━━━━━ Rows
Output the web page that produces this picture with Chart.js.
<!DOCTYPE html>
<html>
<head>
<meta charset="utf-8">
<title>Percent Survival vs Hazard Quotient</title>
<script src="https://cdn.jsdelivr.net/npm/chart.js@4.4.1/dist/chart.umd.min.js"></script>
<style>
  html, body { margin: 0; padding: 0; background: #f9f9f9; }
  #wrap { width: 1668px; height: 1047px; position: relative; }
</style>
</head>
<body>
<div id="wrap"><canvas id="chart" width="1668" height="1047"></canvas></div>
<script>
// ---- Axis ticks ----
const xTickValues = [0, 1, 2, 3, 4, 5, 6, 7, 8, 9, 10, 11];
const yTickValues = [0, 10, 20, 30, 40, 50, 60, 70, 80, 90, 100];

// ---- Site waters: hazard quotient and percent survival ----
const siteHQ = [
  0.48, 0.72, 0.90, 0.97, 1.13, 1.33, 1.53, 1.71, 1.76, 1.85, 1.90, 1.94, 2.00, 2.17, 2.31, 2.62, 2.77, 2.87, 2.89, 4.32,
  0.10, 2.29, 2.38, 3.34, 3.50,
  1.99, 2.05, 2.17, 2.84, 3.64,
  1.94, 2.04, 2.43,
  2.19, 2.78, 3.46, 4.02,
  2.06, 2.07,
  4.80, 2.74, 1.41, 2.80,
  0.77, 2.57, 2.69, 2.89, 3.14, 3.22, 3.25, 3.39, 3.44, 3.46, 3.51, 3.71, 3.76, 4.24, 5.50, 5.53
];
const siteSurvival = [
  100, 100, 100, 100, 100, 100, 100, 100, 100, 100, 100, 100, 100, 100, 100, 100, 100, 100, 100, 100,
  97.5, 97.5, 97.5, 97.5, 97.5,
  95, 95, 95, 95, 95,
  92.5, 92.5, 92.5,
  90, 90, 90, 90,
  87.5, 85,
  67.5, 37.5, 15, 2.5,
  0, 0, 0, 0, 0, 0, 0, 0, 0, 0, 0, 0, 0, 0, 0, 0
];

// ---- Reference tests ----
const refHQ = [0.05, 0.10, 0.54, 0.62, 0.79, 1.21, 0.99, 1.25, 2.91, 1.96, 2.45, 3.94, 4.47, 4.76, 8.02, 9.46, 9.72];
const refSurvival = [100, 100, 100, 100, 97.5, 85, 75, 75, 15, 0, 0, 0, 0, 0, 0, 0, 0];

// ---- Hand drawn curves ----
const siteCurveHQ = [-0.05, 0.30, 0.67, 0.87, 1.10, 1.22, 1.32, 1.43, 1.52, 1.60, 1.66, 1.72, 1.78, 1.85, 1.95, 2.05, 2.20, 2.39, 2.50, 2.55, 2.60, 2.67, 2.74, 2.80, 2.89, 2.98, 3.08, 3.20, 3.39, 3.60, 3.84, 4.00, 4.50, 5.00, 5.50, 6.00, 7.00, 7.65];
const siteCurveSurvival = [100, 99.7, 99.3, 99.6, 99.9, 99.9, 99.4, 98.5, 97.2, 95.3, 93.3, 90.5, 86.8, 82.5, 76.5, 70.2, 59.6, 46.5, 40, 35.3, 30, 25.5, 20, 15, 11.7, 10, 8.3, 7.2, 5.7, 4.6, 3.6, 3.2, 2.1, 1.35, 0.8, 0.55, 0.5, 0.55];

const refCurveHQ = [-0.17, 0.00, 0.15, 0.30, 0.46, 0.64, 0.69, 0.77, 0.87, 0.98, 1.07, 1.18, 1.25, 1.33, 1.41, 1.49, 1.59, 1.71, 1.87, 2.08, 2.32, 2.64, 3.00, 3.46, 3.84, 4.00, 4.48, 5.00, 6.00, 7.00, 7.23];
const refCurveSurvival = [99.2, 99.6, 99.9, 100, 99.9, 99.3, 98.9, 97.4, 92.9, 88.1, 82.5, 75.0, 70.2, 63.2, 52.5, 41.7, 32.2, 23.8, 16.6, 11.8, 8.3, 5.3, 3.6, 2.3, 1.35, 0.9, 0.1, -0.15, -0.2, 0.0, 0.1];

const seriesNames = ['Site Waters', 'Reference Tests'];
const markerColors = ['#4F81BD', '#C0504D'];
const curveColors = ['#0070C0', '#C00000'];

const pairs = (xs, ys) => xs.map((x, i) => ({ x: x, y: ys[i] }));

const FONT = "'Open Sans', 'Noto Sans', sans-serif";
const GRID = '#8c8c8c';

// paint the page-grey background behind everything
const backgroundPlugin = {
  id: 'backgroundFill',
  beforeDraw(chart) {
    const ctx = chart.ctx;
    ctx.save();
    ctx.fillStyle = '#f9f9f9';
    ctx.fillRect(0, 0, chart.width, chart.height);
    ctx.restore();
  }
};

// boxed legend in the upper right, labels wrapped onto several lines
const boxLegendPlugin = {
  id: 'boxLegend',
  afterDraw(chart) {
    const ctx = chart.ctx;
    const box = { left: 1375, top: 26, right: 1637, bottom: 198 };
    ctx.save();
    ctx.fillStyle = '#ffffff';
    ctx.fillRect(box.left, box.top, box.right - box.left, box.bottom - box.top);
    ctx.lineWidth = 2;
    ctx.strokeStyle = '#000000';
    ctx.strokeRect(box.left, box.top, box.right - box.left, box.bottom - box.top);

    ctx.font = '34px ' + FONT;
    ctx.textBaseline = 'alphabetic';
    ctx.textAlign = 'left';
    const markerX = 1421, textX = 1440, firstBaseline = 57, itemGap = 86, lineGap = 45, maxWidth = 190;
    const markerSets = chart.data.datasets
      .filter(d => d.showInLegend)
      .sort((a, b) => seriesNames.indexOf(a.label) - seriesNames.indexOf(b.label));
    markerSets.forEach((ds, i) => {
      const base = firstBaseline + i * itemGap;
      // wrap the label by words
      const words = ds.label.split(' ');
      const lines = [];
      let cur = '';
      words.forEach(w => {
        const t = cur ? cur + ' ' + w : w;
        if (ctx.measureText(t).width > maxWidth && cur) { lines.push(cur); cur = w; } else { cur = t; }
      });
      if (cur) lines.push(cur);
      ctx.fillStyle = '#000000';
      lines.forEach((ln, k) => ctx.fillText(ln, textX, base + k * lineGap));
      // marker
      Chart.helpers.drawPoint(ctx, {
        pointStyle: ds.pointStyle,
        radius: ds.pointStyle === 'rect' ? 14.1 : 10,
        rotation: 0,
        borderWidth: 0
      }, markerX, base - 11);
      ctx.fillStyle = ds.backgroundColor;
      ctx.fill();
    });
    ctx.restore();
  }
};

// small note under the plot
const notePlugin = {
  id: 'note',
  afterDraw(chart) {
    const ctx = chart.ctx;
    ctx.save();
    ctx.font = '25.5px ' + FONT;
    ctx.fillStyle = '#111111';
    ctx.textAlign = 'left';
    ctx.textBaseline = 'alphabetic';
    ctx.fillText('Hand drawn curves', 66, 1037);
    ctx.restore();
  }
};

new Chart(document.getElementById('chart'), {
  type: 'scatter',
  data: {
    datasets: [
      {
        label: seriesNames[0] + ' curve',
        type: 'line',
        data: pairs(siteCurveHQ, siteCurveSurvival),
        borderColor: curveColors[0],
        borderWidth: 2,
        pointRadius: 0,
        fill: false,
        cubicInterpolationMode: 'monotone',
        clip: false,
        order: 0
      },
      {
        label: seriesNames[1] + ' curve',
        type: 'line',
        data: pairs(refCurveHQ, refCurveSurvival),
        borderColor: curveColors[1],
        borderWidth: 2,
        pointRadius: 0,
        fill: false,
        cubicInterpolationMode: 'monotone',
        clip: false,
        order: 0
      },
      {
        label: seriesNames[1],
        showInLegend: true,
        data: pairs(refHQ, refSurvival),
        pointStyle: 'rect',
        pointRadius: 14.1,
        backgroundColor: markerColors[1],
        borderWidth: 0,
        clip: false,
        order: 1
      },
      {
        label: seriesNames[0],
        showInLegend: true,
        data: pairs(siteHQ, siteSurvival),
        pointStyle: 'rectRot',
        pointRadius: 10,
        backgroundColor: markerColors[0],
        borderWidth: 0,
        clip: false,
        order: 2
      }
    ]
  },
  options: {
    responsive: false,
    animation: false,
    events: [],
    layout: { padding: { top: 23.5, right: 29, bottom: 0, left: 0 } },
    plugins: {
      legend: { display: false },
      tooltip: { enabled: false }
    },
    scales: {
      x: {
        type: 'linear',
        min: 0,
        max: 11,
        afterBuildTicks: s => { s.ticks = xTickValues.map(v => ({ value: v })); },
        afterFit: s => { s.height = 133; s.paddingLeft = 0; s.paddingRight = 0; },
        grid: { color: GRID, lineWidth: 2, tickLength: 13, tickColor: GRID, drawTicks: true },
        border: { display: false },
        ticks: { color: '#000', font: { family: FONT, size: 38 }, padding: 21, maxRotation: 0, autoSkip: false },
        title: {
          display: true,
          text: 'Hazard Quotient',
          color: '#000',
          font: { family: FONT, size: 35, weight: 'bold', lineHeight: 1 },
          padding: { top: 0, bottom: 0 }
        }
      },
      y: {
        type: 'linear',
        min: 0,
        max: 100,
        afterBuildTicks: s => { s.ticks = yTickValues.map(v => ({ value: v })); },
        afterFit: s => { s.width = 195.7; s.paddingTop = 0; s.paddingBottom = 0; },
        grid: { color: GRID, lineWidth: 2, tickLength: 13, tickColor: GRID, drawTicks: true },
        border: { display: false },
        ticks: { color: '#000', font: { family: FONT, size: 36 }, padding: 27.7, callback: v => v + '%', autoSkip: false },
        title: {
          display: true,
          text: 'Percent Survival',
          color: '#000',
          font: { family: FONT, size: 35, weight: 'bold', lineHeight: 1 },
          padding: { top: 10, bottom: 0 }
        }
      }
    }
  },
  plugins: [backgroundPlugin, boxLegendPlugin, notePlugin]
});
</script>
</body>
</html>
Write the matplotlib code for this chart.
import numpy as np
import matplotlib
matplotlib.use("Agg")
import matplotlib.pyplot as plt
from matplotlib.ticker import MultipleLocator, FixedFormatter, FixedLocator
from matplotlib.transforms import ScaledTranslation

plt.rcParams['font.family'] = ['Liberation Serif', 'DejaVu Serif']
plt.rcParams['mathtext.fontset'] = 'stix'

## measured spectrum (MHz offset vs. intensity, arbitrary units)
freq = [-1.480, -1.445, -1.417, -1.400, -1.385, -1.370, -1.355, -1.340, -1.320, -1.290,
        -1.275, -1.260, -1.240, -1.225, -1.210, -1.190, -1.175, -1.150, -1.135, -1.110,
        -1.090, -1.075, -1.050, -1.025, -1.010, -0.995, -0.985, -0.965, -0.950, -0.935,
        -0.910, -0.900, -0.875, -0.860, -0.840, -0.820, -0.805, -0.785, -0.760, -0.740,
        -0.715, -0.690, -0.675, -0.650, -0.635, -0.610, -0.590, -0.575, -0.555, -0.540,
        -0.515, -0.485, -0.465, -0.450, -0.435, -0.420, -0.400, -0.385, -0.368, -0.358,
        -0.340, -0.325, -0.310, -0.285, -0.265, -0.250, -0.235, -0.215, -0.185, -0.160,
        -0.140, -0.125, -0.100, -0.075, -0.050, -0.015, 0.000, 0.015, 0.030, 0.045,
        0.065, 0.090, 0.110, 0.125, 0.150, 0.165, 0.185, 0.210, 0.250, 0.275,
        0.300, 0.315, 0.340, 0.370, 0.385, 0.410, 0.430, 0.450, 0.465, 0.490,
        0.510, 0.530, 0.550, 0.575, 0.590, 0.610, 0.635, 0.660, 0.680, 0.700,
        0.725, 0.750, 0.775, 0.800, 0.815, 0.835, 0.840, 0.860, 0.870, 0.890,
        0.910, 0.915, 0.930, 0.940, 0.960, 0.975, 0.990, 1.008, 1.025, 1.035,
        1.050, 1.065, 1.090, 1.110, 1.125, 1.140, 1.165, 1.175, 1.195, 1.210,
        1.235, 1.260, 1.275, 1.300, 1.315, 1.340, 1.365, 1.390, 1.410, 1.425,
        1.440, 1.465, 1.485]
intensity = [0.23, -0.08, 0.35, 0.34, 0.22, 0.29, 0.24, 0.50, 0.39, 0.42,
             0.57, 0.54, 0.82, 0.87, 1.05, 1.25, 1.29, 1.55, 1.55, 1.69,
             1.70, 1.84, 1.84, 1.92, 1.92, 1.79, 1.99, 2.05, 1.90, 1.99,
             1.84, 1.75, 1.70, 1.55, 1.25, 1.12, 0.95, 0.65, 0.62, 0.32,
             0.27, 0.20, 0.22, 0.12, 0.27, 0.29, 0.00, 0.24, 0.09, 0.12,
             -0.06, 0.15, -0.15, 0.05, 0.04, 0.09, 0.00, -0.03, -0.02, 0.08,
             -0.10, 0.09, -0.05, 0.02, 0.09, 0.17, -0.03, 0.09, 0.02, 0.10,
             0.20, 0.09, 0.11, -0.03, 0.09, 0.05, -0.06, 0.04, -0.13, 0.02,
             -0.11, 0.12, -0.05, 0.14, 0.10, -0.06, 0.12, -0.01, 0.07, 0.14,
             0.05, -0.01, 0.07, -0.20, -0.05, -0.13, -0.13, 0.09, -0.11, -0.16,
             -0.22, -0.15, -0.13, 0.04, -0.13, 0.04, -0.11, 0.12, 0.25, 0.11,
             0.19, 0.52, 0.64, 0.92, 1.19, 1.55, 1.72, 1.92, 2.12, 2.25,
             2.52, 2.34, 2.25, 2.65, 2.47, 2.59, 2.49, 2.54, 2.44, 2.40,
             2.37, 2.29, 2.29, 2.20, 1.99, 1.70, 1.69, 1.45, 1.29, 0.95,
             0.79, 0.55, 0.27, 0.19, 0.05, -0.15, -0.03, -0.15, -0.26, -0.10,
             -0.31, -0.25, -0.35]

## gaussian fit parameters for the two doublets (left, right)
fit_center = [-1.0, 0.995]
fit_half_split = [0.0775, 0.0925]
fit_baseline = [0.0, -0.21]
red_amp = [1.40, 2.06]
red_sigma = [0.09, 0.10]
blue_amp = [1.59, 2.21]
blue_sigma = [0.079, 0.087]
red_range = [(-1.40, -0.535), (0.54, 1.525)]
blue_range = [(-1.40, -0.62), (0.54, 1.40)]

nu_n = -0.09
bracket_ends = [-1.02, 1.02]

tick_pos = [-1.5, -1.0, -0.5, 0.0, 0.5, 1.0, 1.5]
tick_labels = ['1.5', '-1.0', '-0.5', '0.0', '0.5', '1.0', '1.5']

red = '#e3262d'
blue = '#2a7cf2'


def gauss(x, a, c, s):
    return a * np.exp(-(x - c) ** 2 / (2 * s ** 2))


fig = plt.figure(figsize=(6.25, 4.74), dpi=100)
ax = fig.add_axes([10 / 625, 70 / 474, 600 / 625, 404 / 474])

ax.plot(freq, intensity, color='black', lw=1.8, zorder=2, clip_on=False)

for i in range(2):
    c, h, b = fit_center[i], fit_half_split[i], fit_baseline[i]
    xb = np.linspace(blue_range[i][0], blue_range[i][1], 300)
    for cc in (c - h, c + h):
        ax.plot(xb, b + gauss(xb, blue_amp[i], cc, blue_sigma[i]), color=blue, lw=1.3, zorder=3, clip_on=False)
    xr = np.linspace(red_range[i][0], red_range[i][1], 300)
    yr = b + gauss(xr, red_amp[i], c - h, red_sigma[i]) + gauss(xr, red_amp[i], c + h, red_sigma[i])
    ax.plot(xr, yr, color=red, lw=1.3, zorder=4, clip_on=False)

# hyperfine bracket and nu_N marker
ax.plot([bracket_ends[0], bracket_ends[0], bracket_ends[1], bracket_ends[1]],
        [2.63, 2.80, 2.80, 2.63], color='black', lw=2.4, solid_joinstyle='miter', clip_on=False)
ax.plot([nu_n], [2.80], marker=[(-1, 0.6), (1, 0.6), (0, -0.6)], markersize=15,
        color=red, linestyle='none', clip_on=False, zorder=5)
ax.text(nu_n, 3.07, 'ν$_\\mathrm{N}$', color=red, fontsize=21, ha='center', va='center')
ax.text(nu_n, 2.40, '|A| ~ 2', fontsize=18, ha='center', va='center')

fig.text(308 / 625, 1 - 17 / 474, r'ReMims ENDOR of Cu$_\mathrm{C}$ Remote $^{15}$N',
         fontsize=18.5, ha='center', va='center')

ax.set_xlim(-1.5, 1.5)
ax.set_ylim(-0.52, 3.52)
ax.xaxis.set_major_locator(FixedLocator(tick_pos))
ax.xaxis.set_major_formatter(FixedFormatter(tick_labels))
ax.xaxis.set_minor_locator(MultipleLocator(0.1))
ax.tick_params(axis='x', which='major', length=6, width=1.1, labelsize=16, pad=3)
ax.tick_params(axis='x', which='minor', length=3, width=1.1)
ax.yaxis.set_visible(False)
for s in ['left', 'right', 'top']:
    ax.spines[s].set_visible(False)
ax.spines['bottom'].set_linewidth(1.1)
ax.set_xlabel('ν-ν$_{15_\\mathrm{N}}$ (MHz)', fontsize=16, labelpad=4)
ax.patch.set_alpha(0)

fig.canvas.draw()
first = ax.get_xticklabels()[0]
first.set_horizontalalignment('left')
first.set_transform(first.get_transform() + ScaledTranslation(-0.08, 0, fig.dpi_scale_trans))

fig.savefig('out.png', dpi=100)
━━━━━━━━━━
Instructions to follow >>
Give the lines again, exactly as they stand, from the beginning of the data through the line with "80, 90, 100];".

Result >>
Output the web page that produces this picture with Chart.js.
<!DOCTYPE html>
<html>
<head>
<meta charset="utf-8">
<title>Percent Survival vs Hazard Quotient</title>
<script src="https://cdn.jsdelivr.net/npm/chart.js@4.4.1/dist/chart.umd.min.js"></script>
<style>
  html, body { margin: 0; padding: 0; background: #f9f9f9; }
  #wrap { width: 1668px; height: 1047px; position: relative; }
</style>
</head>
<body>
<div id="wrap"><canvas id="chart" width="1668" height="1047"></canvas></div>
<script>
// ---- Axis ticks ----
const xTickValues = [0, 1, 2, 3, 4, 5, 6, 7, 8, 9, 10, 11];
const yTickValues = [0, 10, 20, 30, 40, 50, 60, 70, 80, 90, 100];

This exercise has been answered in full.